Macarthur regional newspaper history
The story of hard-bitten local newspaper identities and their publications has been told in a recent article published in British academic journal Media History. Local author and historian Ian Willis details the travails of local reporters, printers, owners, and others who made the news across the region for over 140 years.
These newspapers have told the story of the towns and villages across the Macarthur region and lives of people who have lived there – local weddings, births, deaths, marriages and other family events; men going to war and coming home; natural disasters, elections, and lots more. Some of these newspapers can be found on the National Library’s Trove Database and they include the Camden News and the Picton Post.
The digital revolution has drained these ‘local rags’ of their advertising, and crucified their profitability and their business models. Some still survive and struggle on like the Camden-Narellan Advertiser while other mastheads like the Camden Leader (1910-1912) have come and gone with no copies in existence.

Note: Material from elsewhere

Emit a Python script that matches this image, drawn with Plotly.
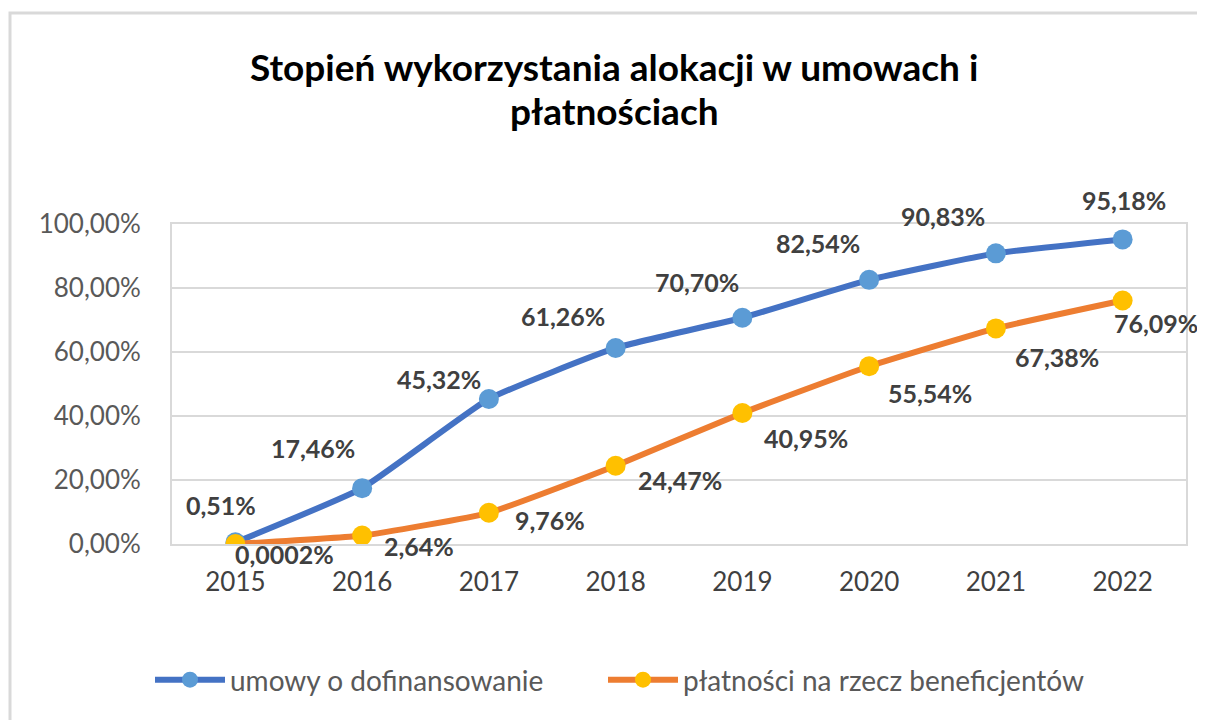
import plotly.graph_objects as go

years = ["2015", "2016", "2017", "2018", "2019", "2020", "2021", "2022"]
umowy = [0.51, 17.46, 45.32, 61.26, 70.70, 82.54, 90.83, 95.18]
platnosci = [0.0002, 2.64, 9.76, 24.47, 40.95, 55.54, 67.38, 76.09]
name_umowy = "umowy o dofinansowanie"
name_platnosci = "płatności na rzecz beneficjentów"
title_lines = ["Stopień wykorzystania alokacji w umowach i", "płatnościach"]
y_ticks = [0, 20, 40, 60, 80, 100]

# label pixel offsets (dx, dy up) relative to each point (styling)
off_umowy = [(-14, 37), (-49, 40), (-50, 20), (-53, 32), (-45, 36), (-51, 37), (-53, 37), (1, 39)]
off_plat = [(49, -10), (57, -10), (61, -7), (64, -14), (64, -25), (61, -27), (61, -29), (33, -22)]

def fmt(v):
    s = ("%g" % v) if v < 0.01 else ("%.2f" % v)
    return s.replace(".", ",") + "%"

FONT = "Lato"
O = 8  # page body margin
FW, FH = 1205 - O, 720 - O
fig = go.Figure()
fig.add_trace(go.Scatter(
    x=years, y=umowy, name=name_umowy, mode="lines+markers", legend="legend",
    line=dict(color="#4472C4", width=6, shape="spline", smoothing=0.4),
    marker=dict(color="#5B9BD5", size=20, line=dict(width=0)),
))
fig.add_trace(go.Scatter(
    x=years, y=platnosci, name=name_platnosci, mode="lines+markers", legend="legend2",
    line=dict(color="#ED7D31", width=6, shape="spline", smoothing=0.4),
    marker=dict(color="#FFC000", size=20, line=dict(width=0)),
))

annotations = []
for vals, offs in ((umowy, off_umowy), (platnosci, off_plat)):
    for i, (v, (dx, dy)) in enumerate(zip(vals, offs)):
        annotations.append(dict(
            x=i, y=v, xref="x", yref="y", text="<b>" + fmt(v) + "</b>", showarrow=False,
            xshift=dx, yshift=dy, xanchor="center", yanchor="middle",
            font=dict(family=FONT, size=25, color="#404040"),
        ))

# plot area in page pixels
L, T, R, B = 172, 224, 1186, 544
W, H = R - L, B - T
def px(x):
    return (x - L) / W
def py(y):
    return (B - y) / H

for line, yc in zip(title_lines, (67, 110)):
    annotations.append(dict(
        x=px(614), y=py(yc), xref="paper", yref="paper", text="<b>" + line + "</b>",
        showarrow=False, xanchor="center", yanchor="middle",
        font=dict(family=FONT, size=37, color="#000000"),
    ))

shapes = [dict(type="rect", xref="paper", yref="paper",
               x0=px(10), x1=px(1215), y0=py(730), y1=py(13),
               line=dict(color="#D9D9D9", width=3), fillcolor="rgba(0,0,0,0)", layer="below")]

legend_style = dict(orientation="h", yanchor="middle", xanchor="left",
                    font=dict(family=FONT, size=28, color="#595959"),
                    itemwidth=70, bgcolor="rgba(0,0,0,0)")

fig.update_layout(
    width=FW, height=FH,
    margin=dict(l=L - O, r=FW - (R - O), t=T - O, b=FH - (B - O), pad=0),
    paper_bgcolor="white", plot_bgcolor="white",
    xaxis=dict(type="category", range=[-0.5, 7.5], showgrid=False,
               showline=True, linecolor="#D9D9D9", linewidth=2, mirror=True,
               ticks="", ticklabelstandoff=14,
               tickfont=dict(family=FONT, size=26, color="#404040")),
    yaxis=dict(range=[0, 100], tickvals=y_ticks,
               ticktext=[("%.2f" % t).replace(".", ",") + "%" for t in y_ticks],
               showgrid=True, gridcolor="#D9D9D9", gridwidth=2,
               showline=True, linecolor="#D9D9D9", linewidth=2, mirror=True,
               zeroline=False, ticks="", ticklabelstandoff=24,
               tickfont=dict(family=FONT, size=26, color="#595959")),
    showlegend=True,
    legend=dict(x=px(150), y=py(680), **legend_style),
    legend2=dict(x=px(603), y=py(680), **legend_style),
    annotations=annotations, shapes=shapes,
)
fig.write_html("out.html")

Some green shoots have emerged in recent times in print and online with the Oran Park Gazette and the South West Voice.
Article summary
The article tells the story of local newspapers in the three New South Wales market towns of Campbelltown, Camden and Picton that made up the Macarthur region. Each community had a series of local town-based newspaper mastheads from the 1880s, some lasting longer than others. These local newspapers were run by hard-bitten owner-editors who were salt-of-the-earth people who had printer’s ink running in their veins. They survived on the smell-of-an-oily-rag and were assisted by family members who doubled as reporters, printer’s assistants, photographers, stringers and ‘Jack-of-all-trades’.
Amongst these colourful characters and local identities were: the gold-field printer and colonial-newspaper baron William Webb who owned a string of country newspapers; English journalist William Sidman who had his lead-type face confiscated in Paris for bullets during the Franco-Prussian war; and New Guinea war veteran and printer Syd Richardson, the first regional newspaper baron.
These newspapers used local history to allow their readers to reflect on their past by storytelling and creating an understanding of their cultural heritage. The local press lionised pioneer settler stories, and the most important of these were the exploits and activities of the New South Wales Corps Officer Captain John Macarthur. The legacy of this process was to turn the historical figure of Macarthur into a local legend and national hero, and use these stories to contribute to the construction of place and a regional identity.
Article details
The article has the title Local Newspapers and a Regional Setting in New South Wales: Parochialism, mythmaking and identity and is part of a special edition of Media History called Provincial Newspapers: Lessons from History.
The special edition has been published by the Routledge stable of academic journals in the United Kingdom. Access to the full details of the article can be found here.
Local news is the heart and soul of small communities and is the essence of place and the stories that make it up.